There’s nothing worse than getting stink-eye from other diners when your kid smears ketchup on the white tablecloth or throws his cup of water in a meltdown moment. For atypical families, few travel excursions are as fraught as sit-down meals.

To avoid a worst-case scenario, I ensure the restaurant has food everyone in the family likes before taking a table. Most modern menus cater to special diets, whether gluten-free or vegetarian, so the biggest issues are seating and timing. We always ask for a booth in an out-of-the-way corner, and order promptly so the meal doesn’t drag on. And if we need to run before eating (for example, after a cup-throwing incident), most restaurants will pack up orders to go. Parents may also want to ask for to-go boxes at the beginning of the meal, or bring their own stackable plastic containers to facilitate faster exits, if needed.

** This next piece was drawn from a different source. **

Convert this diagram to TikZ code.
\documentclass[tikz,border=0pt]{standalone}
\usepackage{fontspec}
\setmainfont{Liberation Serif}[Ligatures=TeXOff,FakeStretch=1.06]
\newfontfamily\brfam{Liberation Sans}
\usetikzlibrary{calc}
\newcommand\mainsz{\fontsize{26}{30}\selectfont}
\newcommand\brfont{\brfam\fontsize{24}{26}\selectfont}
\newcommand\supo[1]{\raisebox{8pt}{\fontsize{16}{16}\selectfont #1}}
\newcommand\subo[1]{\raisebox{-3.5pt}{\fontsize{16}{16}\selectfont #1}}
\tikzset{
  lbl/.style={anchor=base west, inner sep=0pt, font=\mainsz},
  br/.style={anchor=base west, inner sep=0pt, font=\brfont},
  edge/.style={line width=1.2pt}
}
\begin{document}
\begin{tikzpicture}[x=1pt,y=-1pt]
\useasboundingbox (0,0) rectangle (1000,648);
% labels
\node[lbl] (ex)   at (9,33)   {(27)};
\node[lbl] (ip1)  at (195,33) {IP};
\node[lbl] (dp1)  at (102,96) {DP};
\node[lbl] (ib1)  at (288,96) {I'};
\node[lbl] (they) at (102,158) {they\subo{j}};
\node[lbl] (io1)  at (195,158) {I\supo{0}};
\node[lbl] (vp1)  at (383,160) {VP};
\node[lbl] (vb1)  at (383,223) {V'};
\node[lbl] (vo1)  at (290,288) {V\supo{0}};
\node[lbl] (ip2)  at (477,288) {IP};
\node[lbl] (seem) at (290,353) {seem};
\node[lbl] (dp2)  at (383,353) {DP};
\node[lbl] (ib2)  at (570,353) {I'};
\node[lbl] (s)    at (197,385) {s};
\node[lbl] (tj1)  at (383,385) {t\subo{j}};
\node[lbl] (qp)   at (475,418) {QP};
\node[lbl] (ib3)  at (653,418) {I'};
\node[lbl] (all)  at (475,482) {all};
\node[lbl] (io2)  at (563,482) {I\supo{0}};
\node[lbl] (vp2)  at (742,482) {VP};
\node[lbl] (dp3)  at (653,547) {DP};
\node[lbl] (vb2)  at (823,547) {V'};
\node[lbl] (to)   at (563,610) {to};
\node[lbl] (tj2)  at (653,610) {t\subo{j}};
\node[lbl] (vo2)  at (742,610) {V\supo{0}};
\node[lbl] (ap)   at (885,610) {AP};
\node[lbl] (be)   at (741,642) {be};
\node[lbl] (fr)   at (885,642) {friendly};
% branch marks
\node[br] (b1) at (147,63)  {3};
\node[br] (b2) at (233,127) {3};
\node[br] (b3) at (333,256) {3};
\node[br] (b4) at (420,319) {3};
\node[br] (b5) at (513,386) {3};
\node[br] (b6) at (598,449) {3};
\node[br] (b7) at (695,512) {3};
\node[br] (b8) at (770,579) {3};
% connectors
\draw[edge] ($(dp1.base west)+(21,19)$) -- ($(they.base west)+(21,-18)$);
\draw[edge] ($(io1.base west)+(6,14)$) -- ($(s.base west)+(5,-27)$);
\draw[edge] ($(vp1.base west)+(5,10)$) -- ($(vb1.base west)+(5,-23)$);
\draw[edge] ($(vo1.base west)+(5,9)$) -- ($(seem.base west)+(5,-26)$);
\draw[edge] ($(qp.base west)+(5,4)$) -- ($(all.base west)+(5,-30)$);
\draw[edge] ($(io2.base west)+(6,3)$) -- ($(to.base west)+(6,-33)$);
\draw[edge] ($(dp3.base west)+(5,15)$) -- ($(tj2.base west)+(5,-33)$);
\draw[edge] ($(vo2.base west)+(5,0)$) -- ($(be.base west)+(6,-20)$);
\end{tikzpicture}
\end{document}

Consider ordering room service for those times when your child is content just to stay in their hotel room. Some Four Seasons properties offer special in-room dining menus just for kids with favourites like grilled cheese and chicken fingers. Marriott hotels offer an Eat Well Menu for Kids with fun options, like pancake lollipops and strawberries with cream served in a chocolate bowl, available through room service.


In Mesa, staff at the Saguaro Lake Guest Ranch met my son’s needs by tethering his horse to a guide during a trail ride, and by cutting his meat into small pieces before serving him dinner. In Myrtle Beach, SkyWheel workers let our family skip the line after showing our Champion Autism Network (CAN) card. We were soon spinning high above the famous boardwalk and beach. In both cases, these gestures contributed to the vacation’s success.

More destinations are pushing for hotels, restaurants and attractions to think about accessibility for travellers with differences. Some businesses have even encouraged their staff to undergo sensitivity training to recognize and respond to guests with autism.

Certified hotels include: Grand Palladium Bávaro Suites Resort & Spa (Dominican Republic), Legoland Resort (Winter Haven, Florida) and Beaches Resorts (Turks & Caicos, Negril and Ocho Rios). As well, Karisma Hotels & Resorts announced in August 2022 that most of its properties have earned an Autism Ready designation from Autism Double-Checked (ADC). The hotel group with properties in Mexico and Jamaica plans to develop visitor guides for each of its resorts, designed for the autism community to plan successful trips.



Plan ahead. Keep a copy of any prescriptions your child takes, along with contact information for his or her physicians and specialists handy. Also, pack extras of any essential items your child needs and have a checklist handy to make sure they aren’t left behind at the hotel or on the plane.

Prepare. Create a visual itinerary for your child to prepare him or her for the trip – everything from the airport experience to the planned activities, so there won’t be any surprises.

Bring along a goody bag to entertain the child while waiting at airports, restaurants, etc. Include books, stickers, snacks, water and small toys.

Schedule some downtime. Once you arrive at your destination, allow some time for settling in and getting everyone used to a new environment.

Tap into the expertise of your travel advisor to get the latest recommendations on destinations, attractions and hotels that go above and beyond to welcome children with special needs.